**SET EXERCISE**
Pictures do not belong in the copy; transcribe everything else in the records exactly.

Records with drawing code

▶

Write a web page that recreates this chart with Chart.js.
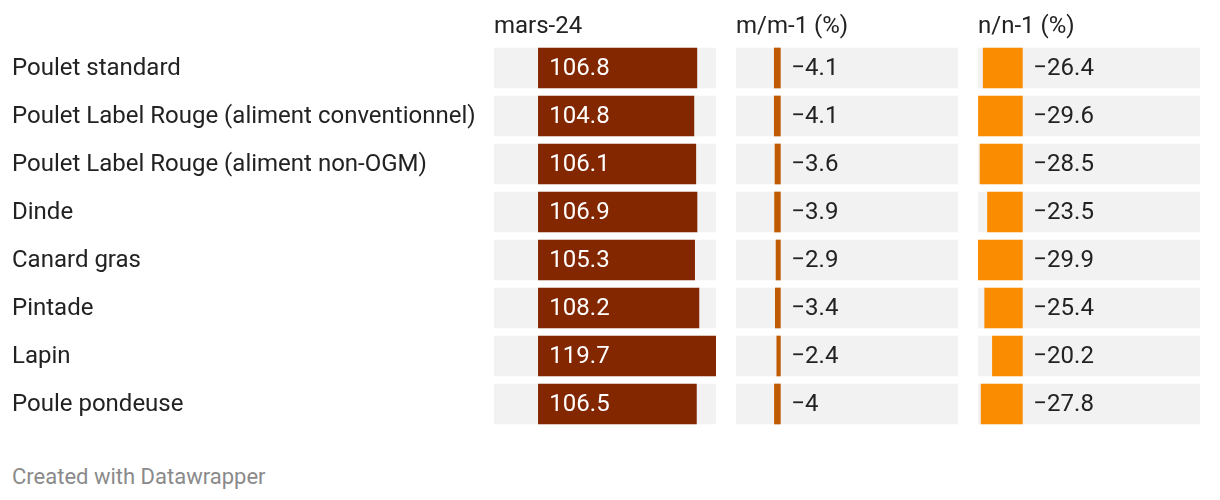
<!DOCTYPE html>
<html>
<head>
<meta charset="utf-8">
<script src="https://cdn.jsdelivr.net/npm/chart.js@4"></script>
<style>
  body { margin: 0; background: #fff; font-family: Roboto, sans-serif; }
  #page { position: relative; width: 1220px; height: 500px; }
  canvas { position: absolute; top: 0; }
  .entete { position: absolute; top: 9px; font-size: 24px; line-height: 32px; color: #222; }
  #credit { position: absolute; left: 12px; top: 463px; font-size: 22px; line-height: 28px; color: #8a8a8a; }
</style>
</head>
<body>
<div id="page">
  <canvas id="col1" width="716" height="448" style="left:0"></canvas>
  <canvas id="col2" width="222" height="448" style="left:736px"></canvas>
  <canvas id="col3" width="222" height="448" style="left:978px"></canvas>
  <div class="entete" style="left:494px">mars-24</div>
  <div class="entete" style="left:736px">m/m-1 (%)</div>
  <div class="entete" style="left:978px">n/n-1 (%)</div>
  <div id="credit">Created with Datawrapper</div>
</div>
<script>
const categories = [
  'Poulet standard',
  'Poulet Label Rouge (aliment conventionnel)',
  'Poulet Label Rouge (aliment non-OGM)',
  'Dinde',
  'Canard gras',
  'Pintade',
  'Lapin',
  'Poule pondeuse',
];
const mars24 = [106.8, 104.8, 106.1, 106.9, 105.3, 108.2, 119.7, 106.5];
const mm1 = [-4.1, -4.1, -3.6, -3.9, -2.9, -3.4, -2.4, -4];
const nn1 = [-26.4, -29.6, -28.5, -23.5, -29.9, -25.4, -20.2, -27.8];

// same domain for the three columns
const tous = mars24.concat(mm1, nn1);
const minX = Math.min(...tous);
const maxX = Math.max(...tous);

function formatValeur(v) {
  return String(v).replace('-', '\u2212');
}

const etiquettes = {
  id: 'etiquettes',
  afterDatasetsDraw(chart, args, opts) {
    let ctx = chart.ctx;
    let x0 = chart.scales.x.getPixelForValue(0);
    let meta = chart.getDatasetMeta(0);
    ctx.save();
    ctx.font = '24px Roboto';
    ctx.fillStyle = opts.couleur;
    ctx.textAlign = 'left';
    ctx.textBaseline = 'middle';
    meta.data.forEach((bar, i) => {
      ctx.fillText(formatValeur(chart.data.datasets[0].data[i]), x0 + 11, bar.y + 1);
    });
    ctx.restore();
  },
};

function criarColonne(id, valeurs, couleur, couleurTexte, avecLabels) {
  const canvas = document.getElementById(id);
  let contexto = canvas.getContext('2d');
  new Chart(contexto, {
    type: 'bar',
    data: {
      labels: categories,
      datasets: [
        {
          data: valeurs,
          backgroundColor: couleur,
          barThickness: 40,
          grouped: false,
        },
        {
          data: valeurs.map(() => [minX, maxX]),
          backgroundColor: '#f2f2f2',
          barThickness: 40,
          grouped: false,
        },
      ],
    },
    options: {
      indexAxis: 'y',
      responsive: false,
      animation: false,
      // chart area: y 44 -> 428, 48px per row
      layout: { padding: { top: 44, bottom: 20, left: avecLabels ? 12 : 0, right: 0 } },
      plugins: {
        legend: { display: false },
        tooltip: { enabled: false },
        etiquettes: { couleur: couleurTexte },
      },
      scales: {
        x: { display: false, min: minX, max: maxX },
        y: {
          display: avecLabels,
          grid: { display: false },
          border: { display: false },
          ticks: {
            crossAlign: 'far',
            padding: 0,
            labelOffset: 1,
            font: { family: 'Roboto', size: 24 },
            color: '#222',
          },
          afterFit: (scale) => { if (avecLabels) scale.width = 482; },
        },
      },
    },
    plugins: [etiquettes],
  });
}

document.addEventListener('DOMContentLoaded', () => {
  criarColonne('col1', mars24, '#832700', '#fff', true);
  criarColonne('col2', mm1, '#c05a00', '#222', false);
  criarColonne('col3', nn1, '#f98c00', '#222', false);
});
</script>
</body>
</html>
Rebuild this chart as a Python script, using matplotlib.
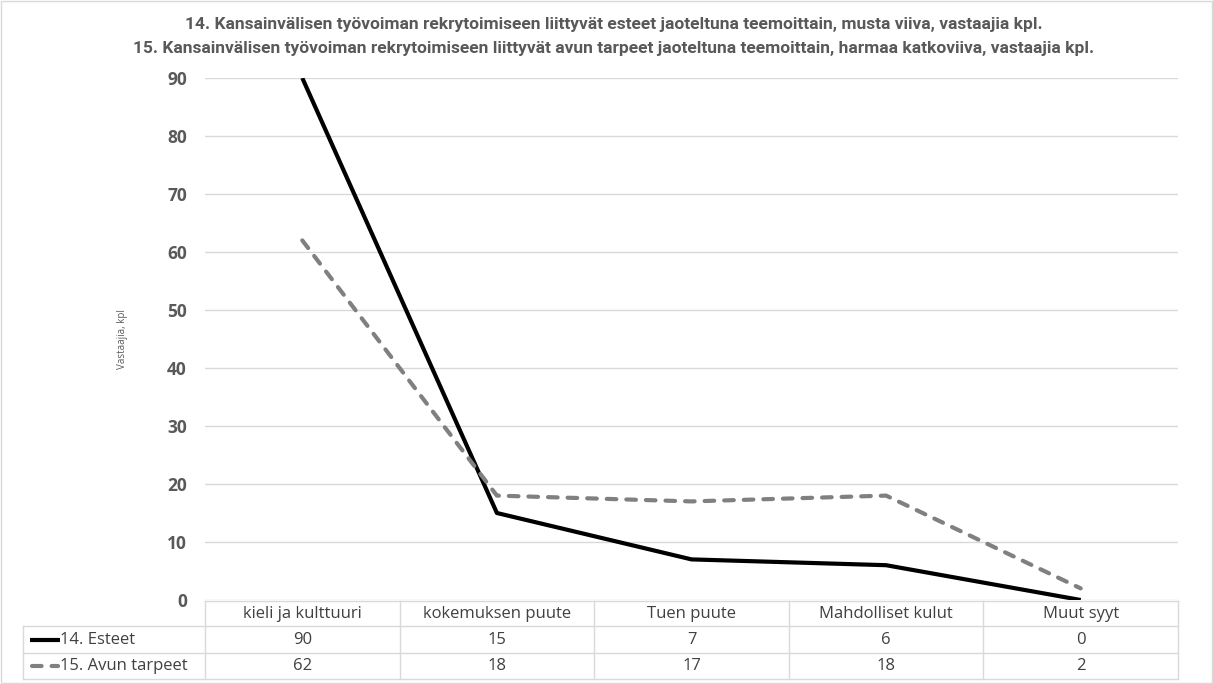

◀

**PROBLEM SOLUTION**
Write a web page that recreates this chart with Chart.js.
<!DOCTYPE html>
<html>
<head>
<meta charset="utf-8">
<script src="https://cdn.jsdelivr.net/npm/chart.js@4"></script>
<style>
  body { margin: 0; background: #fff; font-family: Roboto, sans-serif; }
  #page { position: relative; width: 1220px; height: 500px; }
  canvas { position: absolute; top: 0; }
  .entete { position: absolute; top: 9px; font-size: 24px; line-height: 32px; color: #222; }
  #credit { position: absolute; left: 12px; top: 463px; font-size: 22px; line-height: 28px; color: #8a8a8a; }
</style>
</head>
<body>
<div id="page">
  <canvas id="col1" width="716" height="448" style="left:0"></canvas>
  <canvas id="col2" width="222" height="448" style="left:736px"></canvas>
  <canvas id="col3" width="222" height="448" style="left:978px"></canvas>
  <div class="entete" style="left:494px">mars-24</div>
  <div class="entete" style="left:736px">m/m-1 (%)</div>
  <div class="entete" style="left:978px">n/n-1 (%)</div>
  <div id="credit">Created with Datawrapper</div>
</div>
<script>
const categories = [
  'Poulet standard',
  'Poulet Label Rouge (aliment conventionnel)',
  'Poulet Label Rouge (aliment non-OGM)',
  'Dinde',
  'Canard gras',
  'Pintade',
  'Lapin',
  'Poule pondeuse',
];
const mars24 = [106.8, 104.8, 106.1, 106.9, 105.3, 108.2, 119.7, 106.5];
const mm1 = [-4.1, -4.1, -3.6, -3.9, -2.9, -3.4, -2.4, -4];
const nn1 = [-26.4, -29.6, -28.5, -23.5, -29.9, -25.4, -20.2, -27.8];

// same domain for the three columns
const tous = mars24.concat(mm1, nn1);
const minX = Math.min(...tous);
const maxX = Math.max(...tous);

function formatValeur(v) {
  return String(v).replace('-', '\u2212');
}

const etiquettes = {
  id: 'etiquettes',
  afterDatasetsDraw(chart, args, opts) {
    let ctx = chart.ctx;
    let x0 = chart.scales.x.getPixelForValue(0);
    let meta = chart.getDatasetMeta(0);
    ctx.save();
    ctx.font = '24px Roboto';
    ctx.fillStyle = opts.couleur;
    ctx.textAlign = 'left';
    ctx.textBaseline = 'middle';
    meta.data.forEach((bar, i) => {
      ctx.fillText(formatValeur(chart.data.datasets[0].data[i]), x0 + 11, bar.y + 1);
    });
    ctx.restore();
  },
};

function criarColonne(id, valeurs, couleur, couleurTexte, avecLabels) {
  const canvas = document.getElementById(id);
  let contexto = canvas.getContext('2d');
  new Chart(contexto, {
    type: 'bar',
    data: {
      labels: categories,
      datasets: [
        {
          data: valeurs,
          backgroundColor: couleur,
          barThickness: 40,
          grouped: false,
        },
        {
          data: valeurs.map(() => [minX, maxX]),
          backgroundColor: '#f2f2f2',
          barThickness: 40,
          grouped: false,
        },
      ],
    },
    options: {
      indexAxis: 'y',
      responsive: false,
      animation: false,
      // chart area: y 44 -> 428, 48px per row
      layout: { padding: { top: 44, bottom: 20, left: avecLabels ? 12 : 0, right: 0 } },
      plugins: {
        legend: { display: false },
        tooltip: { enabled: false },
        etiquettes: { couleur: couleurTexte },
      },
      scales: {
        x: { display: false, min: minX, max: maxX },
        y: {
          display: avecLabels,
          grid: { display: false },
          border: { display: false },
          ticks: {
            crossAlign: 'far',
            padding: 0,
            labelOffset: 1,
            font: { family: 'Roboto', size: 24 },
            color: '#222',
          },
          afterFit: (scale) => { if (avecLabels) scale.width = 482; },
        },
      },
    },
    plugins: [etiquettes],
  });
}

document.addEventListener('DOMContentLoaded', () => {
  criarColonne('col1', mars24, '#832700', '#fff', true);
  criarColonne('col2', mm1, '#c05a00', '#222', false);
  criarColonne('col3', nn1, '#f98c00', '#222', false);
});
</script>
</body>
</html>
Rebuild this chart as a Python script, using matplotlib.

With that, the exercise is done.